═════ DATA TO PROCESS ═════

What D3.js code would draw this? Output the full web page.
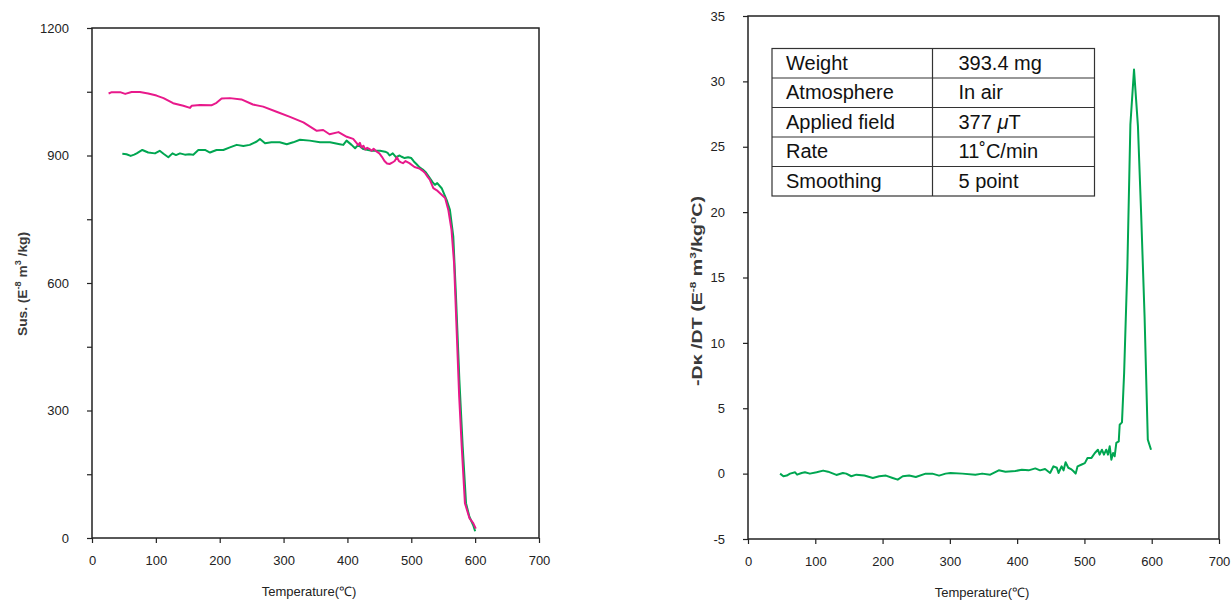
<!DOCTYPE html>
<html>
<head>
<meta charset="utf-8">
<script src="https://cdn.jsdelivr.net/npm/d3@7"></script>
<style>
  body { margin: 0; background: #fff; }
  svg { display: block; font-family: "Liberation Sans", Arial, sans-serif; }
</style>
</head>
<body>
<svg width="1231" height="601"></svg>
<script>
// heating run (green), susceptibility vs temperature
const heatTemp = [47.5,54,60.6,66,70,78.8,88,98.6,106,112,119.5,126,131.5,137.8,145.5,152,158.6,166.5,177,184.8,
  195,205.6,216,226.6,237,247,258,263,271,281,294,305,315,325.7,341,357,372.7,388,393.5,398.6,
  406.5,412,417,425,438,451,459,463,466,471,476,481.7,485,489.5,495,500,504,508,513,518,
  523,529,533,537,540.6,547.6,555.3,560.5,565.8,570,575.3,580.5,585.7,591,597,600];
const heatSus = [904,903,899,902,905,913,907,905,911,904,896,905,901,905,902,903,902,913,913,907,
  913,913,919,925,922.5,925,933,939,929,931,931,926.5,931,937,935,931,931,926.5,925,935,
  925,917,925,915,911,911,909,906,900,905,896,900,897,894,896,894,886,880,872,867,
  860,847,838,831,835,823,795.5,772,709,568,372,215,82,50,30,16];

// cooling run (magenta)
const coolTemp = [26,31,44,52,62,75,88,101,112,127,143,153.5,156,169,187,195,203,216,234,252,
  268,289,310,331,352,362,372,386,399,409,414.5,417,419.5,422,425,428,431,435,438,441,
  446,450,454,458,462,466,470,474,477.5,480.6,484,487,491,497,505,513,518,522,526,529,
  534.5,540,545,553,558,563,567,571,575,579,584,591,597,601];
const coolSus = [1046,1049,1049,1045,1049.5,1049.5,1046,1041,1035,1023,1017,1012,1017,1019,1018,1024,1034,1035,1032,1020,
  1015,1003,991,978,958,960,950,955,944,939,929,924,930,919,923,914,918,915,911,916,
  909,905,897,887,881,880,883,887,896,887,884,882,887,882,873,869,864,858,849,843,
  823,818,811,800,772,725,647,490,333,215,82,47,35,22];

// derivative -dk/dT (green)
const derivTemp = [47.7,52.6,57.6,62.5,70,73,79.7,84.6,92,102,111.7,119,131.4,141,146,153.6,161,173,185.5,195,
  205,215,222.5,230,239.5,249.4,264,274,284,293.6,301,318.5,338,348,360,372.7,382.6,397.4,407,417,
  427,434,441.5,449,454,459,461.5,466,469,472,476,480,483.4,487,489.8,496,500.6,504.6,510.5,515.5,
  520,522.6,526,529,532.4,535,537.6,540,542.6,545,547.4,551,552.4,555.8,559,563.8,568.3,573.7,579.5,584.4,
  589.4,594.2,599];
const derivVal = [0,-0.2,-0.15,0,0.1,-0.08,0.05,0.1,0,0.1,0.23,0.15,-0.1,0.05,0,-0.2,-0.08,-0.15,-0.33,-0.2,
  -0.15,-0.33,-0.46,-0.2,-0.15,-0.26,0,0,-0.15,0,0.05,0,-0.08,0,-0.08,0.25,0.15,0.2,0.3,0.25,
  0.4,0.25,0.35,0.05,0.56,0.45,0.05,0.56,0.25,0.87,0.45,0.35,0.2,0,0.56,0.7,0.8,1.2,1.2,1.58,
  1.83,1.45,1.83,1.45,1.83,1.45,2.09,1.07,1.58,1.33,2.35,2.47,3.74,3.92,7.7,15.8,26.7,30.9,26.6,19.7,
  12.0,2.6,1.83];

const tempTicks = [0, 100, 200, 300, 400, 500, 600, 700];
const susTicks = [0, 300, 600, 900, 1200];
const susMinorTicks = [150, 450, 750, 1050];
const derivTicks = [-5, 0, 5, 10, 15, 20, 25, 30, 35];

const tableLabels = ['Weight', 'Atmosphere', 'Applied field', 'Rate', 'Smoothing'];
const tableValues = ['393.4 mg', 'In air', '377 \u03bcT', '11\u02daC/min', '5 point'];

const GREEN = '#00a651';
const MAGENTA = '#e8198b';
const INK = '#222';

const svg = d3.select('svg');

const left = { x0: 92, x1: 539, y0: 28, y1: 538 };
const right = { x0: 748, x1: 1219, y0: 16, y1: 539 };

const xL = d3.scaleLinear().domain([0, 700]).range([left.x0, left.x1]);
const yL = d3.scaleLinear().domain([0, 1200]).range([left.y1, left.y0]);
const xR = d3.scaleLinear().domain([0, 700]).range([right.x0, right.x1]);
const yR = d3.scaleLinear().domain([-5, 35]).range([right.y1, right.y0]);

function frame(box) {
  svg.append('rect')
    .attr('x', box.x0)
    .attr('y', box.y0)
    .attr('width', box.x1 - box.x0)
    .attr('height', box.y1 - box.y0)
    .attr('fill', 'none')
    .attr('stroke', INK)
    .attr('stroke-width', 1.5)
  ;
}

function styleAxis(g) {
  g.select('.domain').remove();
  g.selectAll('line').attr('stroke', INK).attr('stroke-width', 1.2);
  g.selectAll('text')
    .attr('fill', INK)
    .style('font-size', '13px')
    .style('font-family', '"Liberation Sans", Arial, sans-serif')
  ;
}

function axes(box, x, y, yTicks, yMinor) {
  svg.append('g')
    .attr('transform', `translate(0,${box.y1})`)
    .call(d3.axisBottom(x).tickValues(tempTicks).tickSize(5).tickPadding(13).tickFormat(d => String(d)))
    .call(styleAxis)
  ;
  svg.append('g')
    .attr('transform', `translate(${box.x0},0)`)
    .call(d3.axisLeft(y).tickValues(yTicks).tickSize(5).tickPadding(18).tickFormat(d => String(d)))
    .call(styleAxis)
  ;
  if (yMinor) {
    svg.append('g')
      .attr('transform', `translate(${box.x0},0)`)
      .call(d3.axisLeft(y).tickValues(yMinor).tickSize(5).tickFormat(''))
      .call(styleAxis)
    ;
  }
  frame(box);
}

function curve(x, y, xs, ys, color) {
  const line = d3.line()
    .x(i => x(xs[i]))
    .y(i => y(ys[i]))
  ;
  svg.append('path')
    .datum(d3.range(xs.length))
    .attr('d', line)
    .attr('fill', 'none')
    .attr('stroke', color)
    .attr('stroke-width', 2)
    .attr('stroke-linejoin', 'round')
  ;
}

function xTitle(cx, y) {
  svg.append('text')
    .attr('x', cx)
    .attr('y', y)
    .attr('text-anchor', 'middle')
    .attr('fill', INK)
    .style('font-size', '13px')
    .text('Temperature(\u2103)')
  ;
}

// parts: [text, isSuperscript]
function yTitle(x, cy, parts, size, len) {
  const t = svg.append('text')
    .attr('transform', `translate(${x},${cy}) rotate(-90)`)
    .attr('text-anchor', 'middle')
    .attr('fill', '#3a3a3a')
    .attr('font-weight', 'bold')
    .style('font-size', size + 'px')
  ;
  if (len) t.attr('textLength', len).attr('lengthAdjust', 'spacingAndGlyphs');
  let up = false;
  parts.forEach(([s, sup]) => {
    const span = t.append('tspan').text(s);
    if (sup && !up) { span.attr('dy', -6).style('font-size', '9px'); up = true; }
    else if (sup) { span.style('font-size', '9px'); }
    else if (up) { span.attr('dy', 6); up = false; }
  });
}

{ // left chart: susceptibility
axes(left, xL, yL, susTicks, susMinorTicks);
curve(xL, yL, heatTemp, heatSus, GREEN);
curve(xL, yL, coolTemp, coolSus, MAGENTA);
xTitle(309, 596);
yTitle(27, 284, [['Sus. (E'], ['-8', true], [' m'], ['3', true], [' /kg)']], 13.5, 104);
}

{ // right chart: derivative
axes(right, xR, yR, derivTicks);
curve(xR, yR, derivTemp, derivVal, GREEN);
xTitle(982, 597);
yTitle(702, 291, [['-D\u03ba /DT (E'], ['-8', true], [' m'], ['3', true], ['/kg'], ['o', true], ['C)']], 15, 190);
}

{ // measurement table
const tx = 772, ty = 48.5, rowH = 29.5, colX = 932.5, tw = 322.5;
const g = svg.append('g');
g.append('rect')
  .attr('x', tx)
  .attr('y', ty)
  .attr('width', tw)
  .attr('height', rowH * tableLabels.length)
  .attr('fill', '#fff')
  .attr('stroke', '#333')
  .attr('stroke-width', 1.2)
;
g.selectAll('.row-line')
  .data(d3.range(1, tableLabels.length))
  .enter().append('line')
  .attr('x1', tx)
  .attr('x2', tx + tw)
  .attr('y1', i => ty + i * rowH)
  .attr('y2', i => ty + i * rowH)
  .attr('stroke', '#333')
  .attr('stroke-width', 1.2)
;
g.append('line')
  .attr('x1', colX)
  .attr('x2', colX)
  .attr('y1', ty)
  .attr('y2', ty + rowH * tableLabels.length)
  .attr('stroke', '#333')
  .attr('stroke-width', 1.2)
;
g.selectAll('.lab')
  .data(tableLabels)
  .enter().append('text')
  .attr('x', tx + 14)
  .attr('y', (d, i) => ty + i * rowH + 21)
  .attr('fill', '#111')
  .style('font-size', '20px')
  .text(d => d)
;
g.selectAll('.val')
  .data(tableValues)
  .enter().append('text')
  .attr('x', colX + 26)
  .attr('y', (d, i) => ty + i * rowH + 21)
  .attr('fill', '#111')
  .style('font-size', '20px')
  .each(function (d) {
    const el = d3.select(this);
    const k = d.indexOf('\u03bc');
    if (k < 0) { el.text(d); return; }
    el.append('tspan').text(d.slice(0, k));
    el.append('tspan').attr('font-style', 'italic').text('\u03bc');
    el.append('tspan').text(d.slice(k + 1));
  })
;
}
</script>
</body>
</html>
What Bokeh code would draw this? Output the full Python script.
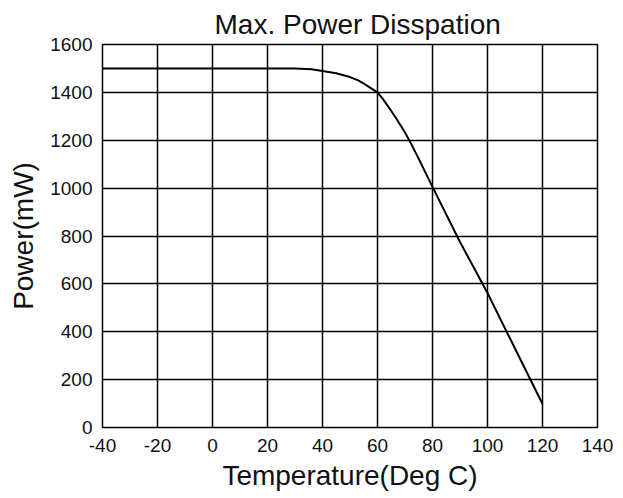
from bokeh.plotting import figure
from bokeh.models import Range1d, FixedTicker
from bokeh.embed import file_html
from bokeh.resources import INLINE

# Data
temperature = [-40, 0, 30, 36, 40, 45, 50, 53, 55, 57, 60, 62, 65, 67, 70, 72, 75, 77, 80, 90, 100, 110, 120]
power = [1500, 1500, 1500, 1497, 1489, 1480, 1464, 1450, 1437, 1422, 1400, 1372, 1322, 1288, 1232, 1190, 1122, 1075, 1005, 775, 562, 330, 98]

x_ticks = [-40, -20, 0, 20, 40, 60, 80, 100, 120, 140]
y_ticks = [0, 200, 400, 600, 800, 1000, 1200, 1400, 1600]

FONT = "Liberation Sans"

p = figure(width=614, height=494, output_backend="svg", toolbar_location=None,
           x_range=Range1d(-40, 140), y_range=Range1d(0, 1600),
           min_border_left=102, min_border_right=17, min_border_top=44, min_border_bottom=67,
           title="Max. Power Disspation")

p.title.align = "left"
p.title.offset = 112
p.title.text_font = FONT
p.title.text_font_size = "28px"
p.title.text_font_style = "normal"
p.title.text_color = "#111111"

p.outline_line_color = "black"
p.outline_line_width = 1.5
p.background_fill_color = "white"
p.border_fill_color = "white"

for ax, ticks in ((p.xaxis[0], x_ticks), (p.yaxis[0], y_ticks)):
    ax.ticker = FixedTicker(ticks=ticks)
    ax.major_label_overrides = {t: str(t) for t in ticks}
    ax.axis_line_color = None
    ax.major_tick_line_color = None
    ax.minor_tick_line_color = None
    ax.major_tick_out = 0
    ax.major_tick_in = 0
    ax.minor_tick_out = 0
    ax.major_label_text_font = FONT
    ax.major_label_text_font_size = "19px"
    ax.major_label_text_color = "#111111"
    ax.axis_label_text_font = FONT
    ax.axis_label_text_font_size = "28px"
    ax.axis_label_text_font_style = "normal"
    ax.axis_label_text_color = "#111111"

p.xaxis.axis_label = "Temperature(Deg C)"
p.yaxis.axis_label = "Power(mW)"
p.xaxis.major_label_standoff = 11
p.yaxis.major_label_standoff = 10
p.yaxis.axis_label_standoff = 8
p.xaxis.axis_label_standoff = 5

p.xgrid.ticker = FixedTicker(ticks=x_ticks)
p.ygrid.ticker = FixedTicker(ticks=y_ticks)
p.grid.grid_line_color = "black"
p.grid.grid_line_width = 1.5
p.grid.grid_line_alpha = 1.0

p.line(temperature, power, line_color="black", line_width=2)

open("out.html", "w").write(file_html(p, INLINE))
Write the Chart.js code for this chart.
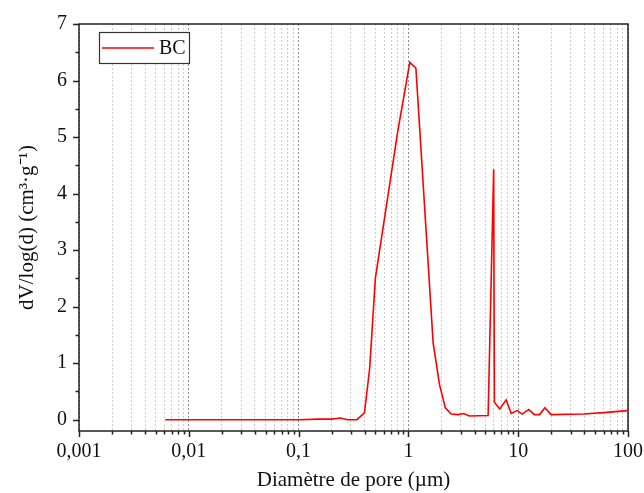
<!DOCTYPE html>
<html>
<head>
<meta charset="utf-8">
<script src="https://cdn.jsdelivr.net/npm/chart.js@4"></script>
<style>
  body{ margin:0; background:#fff; }
</style>
</head>
<body>
<canvas id="poreChart" width="644" height="493"></canvas>
<script>
// pore size distribution
const diameters = [0.0061, 0.01, 0.02, 0.05, 0.1, 0.15, 0.2, 0.24, 0.28, 0.34, 0.398, 0.444, 0.5, 0.8, 1.03, 1.17, 1.68, 1.92, 2.17, 2.45, 2.85, 3.19, 3.59, 5.32, 5.98, 6.07, 6.79, 7.77, 8.63, 9.78, 10.87, 12.49, 14.03, 15.67, 17.5, 19.9, 39.5, 64.3, 98.3];
const bcValues  = [0, 0, 0, 0, 0, 0.01, 0.01, 0.03, 0, 0, 0.12, 0.91, 2.5, 5.1, 6.32, 6.22, 1.36, 0.62, 0.21, 0.10, 0.09, 0.11, 0.065, 0.075, 4.43, 0.31, 0.19, 0.35, 0.11, 0.16, 0.10, 0.18, 0.09, 0.09, 0.21, 0.09, 0.10, 0.13, 0.16];

const decades = [0.001, 0.01, 0.1, 1, 10, 100];
const decadeLabels = ["0,001", "0,01", "0,1", "1", "10", "100"];
const yMajor = [0, 1, 2, 3, 4, 5, 6, 7];

Chart.defaults.font.family = "'Liberation Serif', serif";
Chart.defaults.color = "#111";

function xTicks(){
  const out = [];
  decades.forEach((d, i) => {
    out.push({ value:d, major:true, label:decadeLabels[i] });
    if(i < decades.length - 1){
      for(let m = 2; m <= 9; m++) out.push({ value:m * d, major:false, label:"" });
    }
  });
  return out;
}

function yTicks(){
  const out = [];
  yMajor.forEach((v, i) => {
    out.push({ value:v, major:true, label:String(v) });
    if(i < yMajor.length - 1) out.push({ value:v + 0.5, major:false, label:"" });
  });
  return out;
}

const framePlugin = {
  id:"frame",
  afterDraw(chart){
    const { ctx, chartArea:a, scales:{ x, y } } = chart;
    ctx.save();
    ctx.strokeStyle = "#222";
    ctx.lineWidth = 1.5;
    ctx.beginPath();
    x.ticks.forEach(t => {
      const px = Math.round(x.getPixelForValue(t.value)) + 0.5;
      ctx.moveTo(px, a.bottom);
      ctx.lineTo(px, a.bottom + (t.major ? 6 : 3.5));
    });
    y.ticks.forEach(t => {
      const py = Math.round(y.getPixelForValue(t.value)) + 0.5;
      ctx.moveTo(a.left, py);
      ctx.lineTo(a.left - (t.major ? 6 : 3.5), py);
    });
    ctx.stroke();
    ctx.strokeRect(a.left, a.top, a.right - a.left, a.bottom - a.top);

    // legend box
    const ds = chart.data.datasets[0];
    const bx = a.left + 20, by = a.top + 8, bw = 90, bh = 31;
    ctx.lineWidth = 1.2;
    ctx.strokeStyle = "#333";
    ctx.fillStyle = "#fff";
    ctx.fillRect(bx, by, bw, bh);
    ctx.strokeRect(bx + 0.5, by + 0.5, bw, bh);
    ctx.strokeStyle = ds.borderColor;
    ctx.lineWidth = 1.5;
    ctx.beginPath();
    ctx.moveTo(bx + 3, by + 16);
    ctx.lineTo(bx + 55, by + 16);
    ctx.stroke();
    ctx.fillStyle = "#111";
    ctx.font = "20px 'Liberation Serif', serif";
    ctx.textBaseline = "middle";
    ctx.fillText(ds.label, bx + 60, by + 17);
    ctx.restore();
  }
};

new Chart(document.getElementById("poreChart").getContext("2d"), {
  type:"line",
  data:{
    datasets:[{
      label:"BC",
      data:diameters.map((d, i) => ({ x:d, y:bcValues[i] })),
      borderColor:"#ff0000",
      borderWidth:1.6,
      pointRadius:0,
      tension:0,
      fill:false
    }]
  },
  options:{
    responsive:false,
    animation:false,
    layout:{ padding:{ left:0, right:16, top:24, bottom:0 } },
    plugins:{ legend:{ display:false }, tooltip:{ enabled:false } },
    scales:{
      x:{
        type:"logarithmic",
        min:0.001, max:100,
        afterBuildTicks:s => { s.ticks = xTicks(); },
        afterFit:s => { s.height = 62; s.paddingLeft = 0; s.paddingRight = 0; },
        ticks:{
          autoSkip:false, maxRotation:0, padding:9,
          font:{ size:20 },
          callback:(v, i, ticks) => ticks[i].label
        },
        grid:{
          drawTicks:false,
          lineWidth:1,
          color:c => c.tick && c.tick.major ? "#8c8c8c" : "#cdcdcd"
        },
        border:{ display:false, dash:[2, 2] },
        title:{ display:true, text:"Diamètre de pore (µm)", font:{ size:21 }, padding:{ top:0, bottom:0 } }
      },
      y:{
        min:-0.2, max:7,
        afterBuildTicks:s => { s.ticks = yTicks(); },
        afterFit:s => { s.width = 79; s.paddingTop = 0; s.paddingBottom = 0; },
        ticks:{
          autoSkip:false, padding:12,
          font:{ size:20 },
          callback:(v, i, ticks) => ticks[i].label
        },
        grid:{ display:false, drawTicks:false },
        border:{ display:false },
        title:{ display:true, text:"dV/log(d) (cm³·g⁻¹)", font:{ size:21 }, padding:{ top:15, bottom:0 } }
      }
    }
  },
  plugins:[framePlugin]
});
</script>
</body>
</html>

═════

# [WRITTEN TASK]
Give back exactly the lines from the top of the records to the line containing "823,818,811,800,772,725,647,490,333,215,82,47,35,22];", both included, and no pictures.

# [EXERCISE RESPONSE]
What D3.js code would draw this? Output the full web page.
<!DOCTYPE html>
<html>
<head>
<meta charset="utf-8">
<script src="https://cdn.jsdelivr.net/npm/d3@7"></script>
<style>
  body { margin: 0; background: #fff; }
  svg { display: block; font-family: "Liberation Sans", Arial, sans-serif; }
</style>
</head>
<body>
<svg width="1231" height="601"></svg>
<script>
// heating run (green), susceptibility vs temperature
const heatTemp = [47.5,54,60.6,66,70,78.8,88,98.6,106,112,119.5,126,131.5,137.8,145.5,152,158.6,166.5,177,184.8,
  195,205.6,216,226.6,237,247,258,263,271,281,294,305,315,325.7,341,357,372.7,388,393.5,398.6,
  406.5,412,417,425,438,451,459,463,466,471,476,481.7,485,489.5,495,500,504,508,513,518,
  523,529,533,537,540.6,547.6,555.3,560.5,565.8,570,575.3,580.5,585.7,591,597,600];
const heatSus = [904,903,899,902,905,913,907,905,911,904,896,905,901,905,902,903,902,913,913,907,
  913,913,919,925,922.5,925,933,939,929,931,931,926.5,931,937,935,931,931,926.5,925,935,
  925,917,925,915,911,911,909,906,900,905,896,900,897,894,896,894,886,880,872,867,
  860,847,838,831,835,823,795.5,772,709,568,372,215,82,50,30,16];

// cooling run (magenta)
const coolTemp = [26,31,44,52,62,75,88,101,112,127,143,153.5,156,169,187,195,203,216,234,252,
  268,289,310,331,352,362,372,386,399,409,414.5,417,419.5,422,425,428,431,435,438,441,
  446,450,454,458,462,466,470,474,477.5,480.6,484,487,491,497,505,513,518,522,526,529,
  534.5,540,545,553,558,563,567,571,575,579,584,591,597,601];
const coolSus = [1046,1049,1049,1045,1049.5,1049.5,1046,1041,1035,1023,1017,1012,1017,1019,1018,1024,1034,1035,1032,1020,
  1015,1003,991,978,958,960,950,955,944,939,929,924,930,919,923,914,918,915,911,916,
  909,905,897,887,881,880,883,887,896,887,884,882,887,882,873,869,864,858,849,843,
  823,818,811,800,772,725,647,490,333,215,82,47,35,22];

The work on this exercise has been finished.